- Required task -
Can you transcribe every line exactly and leave the pictures behind?
BEGIN
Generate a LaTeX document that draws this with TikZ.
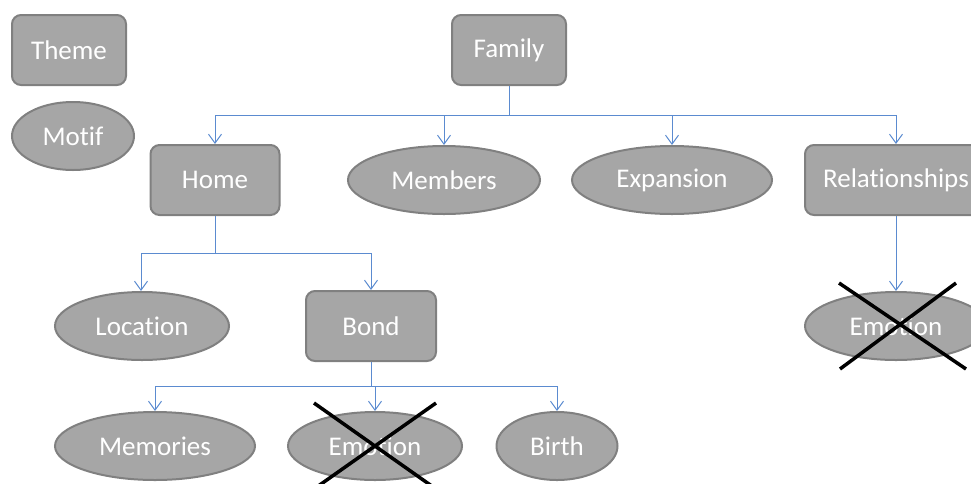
\documentclass[tikz,border=0pt]{standalone}
\usepackage{fontspec}
\setmainfont{Carlito}[Ligatures={NoCommon}]
\usepackage{xcolor}
\usetikzlibrary{shapes.geometric,arrows.meta}
\definecolor{boxfill}{HTML}{A6A6A6}
\definecolor{boxline}{HTML}{808080}
\definecolor{linkblue}{HTML}{5B8BD0}
\tikzset{
    theme/.style={shape=rectangle,rounded corners=9pt,fill=boxfill,draw=boxline,line width=2pt,text=white,inner sep=0pt,minimum height=70pt,font=\fontsize{27}{32}\selectfont},
    motif/.style={shape=ellipse,fill=boxfill,draw=boxline,line width=2pt,text=white,inner sep=0pt,minimum height=68pt,font=\fontsize{27}{32}\selectfont},
    link/.style={draw=linkblue,line width=1pt},
    arr/.style={link,-{Straight Barb[length=9pt,width=13pt,line width=1pt]}},
    xmark/.style={draw=black,line width=3.5pt}
}

\begin{document}
\begin{tikzpicture}[x=1pt,y=-1pt]
    \useasboundingbox (0,0) rectangle (971,483);
    \clip (0,0) rectangle (971,483);
    \node[theme,minimum width=114pt] (theme) at (69,50) {Theme};
    \node[motif,minimum width=122pt] (motif) at (73,136) {Motif};
    \node[theme,minimum width=114pt] (family) at (509,50) {Family};
    \node[theme,minimum width=129pt] (home) at (215,180) {Home};
    \node[motif,minimum width=192pt] (members) at (444,180) {Members};
    \node[motif,minimum width=200pt] (expansion) at (672,180) {Expansion};
    \node[theme,minimum width=182pt] (relations) at (896,180) {Relationships};
    \node[motif,minimum width=174pt] (location) at (142,326) {Location};
    \node[theme,minimum width=130pt] (bond) at (371,326) {Bond};
    \node[motif,minimum width=182pt] (emotionA) at (896,326) {Emotion};
    \node[motif,minimum width=200pt] (memories) at (155,446) {Memories};
    \node[motif,minimum width=174pt] (emotionB) at (375,446) {Emotion};
    \node[motif,minimum width=121pt] (birth) at (557,446) {Birth};
    \coordinate (jfam) at (509,115);
    \coordinate (jhome) at (215,253);
    \coordinate (jbond) at (371,386);
    \draw[link] (family.south) -- (jfam);
    \draw[arr] (jfam) -| (home.north);
    \draw[arr] (jfam) -| (members.north);
    \draw[arr] (jfam) -| (expansion.north);
    \draw[arr] (jfam) -| (relations.north);
    \draw[link] (home.south) -- (jhome);
    \draw[arr] (jhome) -| ([xshift=-1pt]location.north);
    \draw[arr] (jhome) -| (bond.north);
    \draw[link] (bond.south) -- (jbond);
    \draw[arr] (jbond) -| (memories.north);
    \draw[arr] (jbond) -| (emotionB.north);
    \draw[arr] (jbond) -| (birth.north);
    \draw[arr] (relations.south) -- (emotionA.north);
    \draw[xmark] ([shift={(-57,-43)}]emotionA.center) -- ([shift={(70,43)}]emotionA.center);
    \draw[xmark] ([shift={(60,-43)}]emotionA.center) -- ([shift={(-56,43)}]emotionA.center);
    \draw[xmark] ([shift={(-61,-43)}]emotionB.center) -- ([shift={(61,43)}]emotionB.center);
    \draw[xmark] ([shift={(61,-43)}]emotionB.center) -- ([shift={(-61,43)}]emotionB.center);
\end{tikzpicture}
\end{document}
END
- Result below -
Generate a LaTeX document that draws this with TikZ.
\documentclass[tikz,border=0pt]{standalone}
\usepackage{fontspec}
\setmainfont{Carlito}[Ligatures={NoCommon}]
\usepackage{xcolor}
\usetikzlibrary{shapes.geometric,arrows.meta}
\definecolor{boxfill}{HTML}{A6A6A6}
\definecolor{boxline}{HTML}{808080}
\definecolor{linkblue}{HTML}{5B8BD0}
\tikzset{
    theme/.style={shape=rectangle,rounded corners=9pt,fill=boxfill,draw=boxline,line width=2pt,text=white,inner sep=0pt,minimum height=70pt,font=\fontsize{27}{32}\selectfont},
    motif/.style={shape=ellipse,fill=boxfill,draw=boxline,line width=2pt,text=white,inner sep=0pt,minimum height=68pt,font=\fontsize{27}{32}\selectfont},
    link/.style={draw=linkblue,line width=1pt},
    arr/.style={link,-{Straight Barb[length=9pt,width=13pt,line width=1pt]}},
    xmark/.style={draw=black,line width=3.5pt}
}

\begin{document}
\begin{tikzpicture}[x=1pt,y=-1pt]
    \useasboundingbox (0,0) rectangle (971,483);
    \clip (0,0) rectangle (971,483);
    \node[theme,minimum width=114pt] (theme) at (69,50) {Theme};
    \node[motif,minimum width=122pt] (motif) at (73,136) {Motif};
    \node[theme,minimum width=114pt] (family) at (509,50) {Family};
    \node[theme,minimum width=129pt] (home) at (215,180) {Home};
    \node[motif,minimum width=192pt] (members) at (444,180) {Members};
    \node[motif,minimum width=200pt] (expansion) at (672,180) {Expansion};
    \node[theme,minimum width=182pt] (relations) at (896,180) {Relationships};
    \node[motif,minimum width=174pt] (location) at (142,326) {Location};
    \node[theme,minimum width=130pt] (bond) at (371,326) {Bond};
    \node[motif,minimum width=182pt] (emotionA) at (896,326) {Emotion};
    \node[motif,minimum width=200pt] (memories) at (155,446) {Memories};
    \node[motif,minimum width=174pt] (emotionB) at (375,446) {Emotion};
    \node[motif,minimum width=121pt] (birth) at (557,446) {Birth};
    \coordinate (jfam) at (509,115);
    \coordinate (jhome) at (215,253);
    \coordinate (jbond) at (371,386);
    \draw[link] (family.south) -- (jfam);
    \draw[arr] (jfam) -| (home.north);
    \draw[arr] (jfam) -| (members.north);
    \draw[arr] (jfam) -| (expansion.north);
    \draw[arr] (jfam) -| (relations.north);
    \draw[link] (home.south) -- (jhome);
    \draw[arr] (jhome) -| ([xshift=-1pt]location.north);
    \draw[arr] (jhome) -| (bond.north);
    \draw[link] (bond.south) -- (jbond);
    \draw[arr] (jbond) -| (memories.north);
    \draw[arr] (jbond) -| (emotionB.north);
    \draw[arr] (jbond) -| (birth.north);
    \draw[arr] (relations.south) -- (emotionA.north);
    \draw[xmark] ([shift={(-57,-43)}]emotionA.center) -- ([shift={(70,43)}]emotionA.center);
    \draw[xmark] ([shift={(60,-43)}]emotionA.center) -- ([shift={(-56,43)}]emotionA.center);
    \draw[xmark] ([shift={(-61,-43)}]emotionB.center) -- ([shift={(61,43)}]emotionB.center);
    \draw[xmark] ([shift={(61,-43)}]emotionB.center) -- ([shift={(-61,43)}]emotionB.center);
\end{tikzpicture}
\end{document}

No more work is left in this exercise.